For the first time, duties of the directors have been defined in this bill. The bill states that the director of a company shall:
- Act in accordance with its constitution document.
- Act in good faith in order to promote the objects of the company for the benefit of its members as a whole and in the best interests of the company, its employees, the shareholders, the community and for the protection of environment.

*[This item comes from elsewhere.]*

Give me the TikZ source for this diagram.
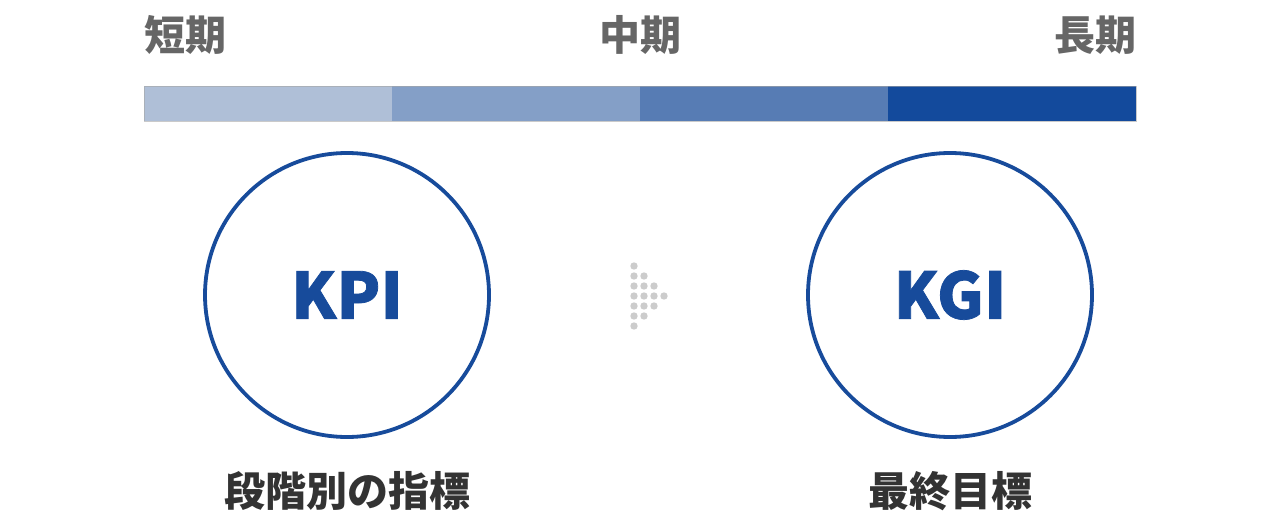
\documentclass[tikz,border=0pt]{standalone}
\usepackage{fontspec}
\newfontfamily\cjk{Noto Sans CJK JP}
\newfontfamily\kfont{Noto Sans CJK JP}[BoldFeatures={FakeBold=1.2}]
\definecolor{seg1}{HTML}{AFBFD7}
\definecolor{seg2}{HTML}{849FC7}
\definecolor{seg3}{HTML}{577CB4}
\definecolor{seg4}{HTML}{134A9C}
\definecolor{kblue}{HTML}{174B9B}
\definecolor{toptxt}{HTML}{666666}
\definecolor{bottxt}{HTML}{333333}
\definecolor{dotc}{HTML}{CCCCCC}
\tikzset{
  toplabel/.style={font=\cjk\bfseries\fontsize{41}{48}\selectfont, text=toptxt, inner sep=0pt},
  botlabel/.style={font=\cjk\bfseries\fontsize{41}{48}\selectfont, text=bottxt, inner sep=0pt},
  goal/.style={circle, draw=kblue, line width=3.8pt, minimum size=284pt, inner sep=0pt,
    font=\kfont\bfseries\fontsize{64}{66}\selectfont, text=kblue},
  dot/.style={fill=dotc, draw=none}
}
\begin{document}
\begin{tikzpicture}[x=1pt,y=-1pt]
\useasboundingbox (0,0) rectangle (1280,524);
% labels
\node[toplabel, anchor=west] (short) at (144,35) {短期};
\node[toplabel] (mid) at (640,35) {中期};
\node[toplabel, anchor=east] (long) at (1137,35) {長期};
% bar
\fill[seg1] (144,86) rectangle (392,121);
\fill[seg2] (392,86) rectangle (640,121);
\fill[seg3] (640,86) rectangle (888,121);
\fill[seg4] (888,86) rectangle (1136,121);
\draw[gray!70, opacity=0.6, line width=0.8pt] (144,86) rectangle (1136,121);
% circles
\node[goal] (kpi) at (347,295) {KPI};
\node[goal] (kgi) at (950,295) {KGI};
% bottom labels
\node[botlabel] (kpilab) at (347,491) {段階別の指標};
\node[botlabel] (kgilab) at (950,491) {最終目標};
% dotted arrow
\foreach \c/\a/\b in {0/0/6, 1/1/5, 2/2/4, 3/3/3}{
  \foreach \r in {\a,...,\b}{
    \fill[dot] ({634+10*\c},{266+10*\r}) circle (3.7);
  }
}
\end{tikzpicture}
\end{document}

- Work with due and reasonable care, skill and diligence; exercising independent judgment
- Not be involved in a position or activity that may be in a direct or indirect conflict of interest with company or possibility of conflict
- Not take or attempt any undue advantage either personally or for relatives, partners or associates. If any director is found guilty for achieving undue gain, the director will be liable to reimburse an amount equal to the gain to the company
- Cannot hand over his office and any such assignment shall be void
Besides this, the new proposed Bill CA2012 bill has widened the definition of the "officer who is in default" to include key managerial personnel that includes
- Chief Executive Officer or the Managing Director or the Manager
- The Company Secretary
- The Whole-Time Director
- The Chief Financial Officer; and
- And such other officer which may be prescribed
The proposed Bill CA2012 has no provision corresponding to Section 201 of the CA1956 Act (indemnification of directors) stating that there is no restriction on the companies to indemnify its directors. The only reference to the provisions of indemnity to directors is given in Section 197 of the CA2012 stating that the premium paid on the insurance policy shall be treated as part of the remuneration of the officers only if such officer is found guilty. The critical distinction between Indian Companies Act 1956 and the proposed bill CA2012 is that insurance companies can now indemnify directors even before the judgment of the court. The advantage of this policy arrangement is that now directors or officers would not have to worry about defense costs.
The proposed Bill CA2012 also introduces the concept of class action suits to provide that a requisite number of members or depositors may file an application before the Tribunal on behalf of the members and creditors if they are of the opinion that the management or control of company affairs are being conducted in a manner that is against the interests of its members or creditors.
Future Outlook for D&O Insurance in India
The landscape in India with respect to D&O insurance has changed rapidly in the last five years. We believe that because of recent developments in D&O related issues, we have transitioned from concept selling to general awareness about the D&O product. Directors would want to shield themselves from the risk of huge liabilities in the event of fraudulent activity stemming from poor corporate governance policies. The surge in demand has been fuelled not just by recent high profile scandals but also due to higher judicial and regulatory scrutiny by the regulatory authorities. For example, there have been talks about the Securities and Exchange Board of India (Indian capital markets regulator) making it mandatory for all listed companies to buy D&O insurance. Further, the proposal to hike Foreign Direct Investment in Insurance to 49% is likely to be taken up in parliament for the budget session. If passed and ratified, capital would not be a limitation for expansion.
As more and more Indian companies become multinationals, and more foreign entities invest in them, companies employ people of various nationalities. So with this, the Indian D&O market is poised for a rapid growth. Companies, who want to deal with India, should note that currently, entry of Insurance Companies into India is permitted only through joint ventures, with FDI limits (Foreign Direct Investment).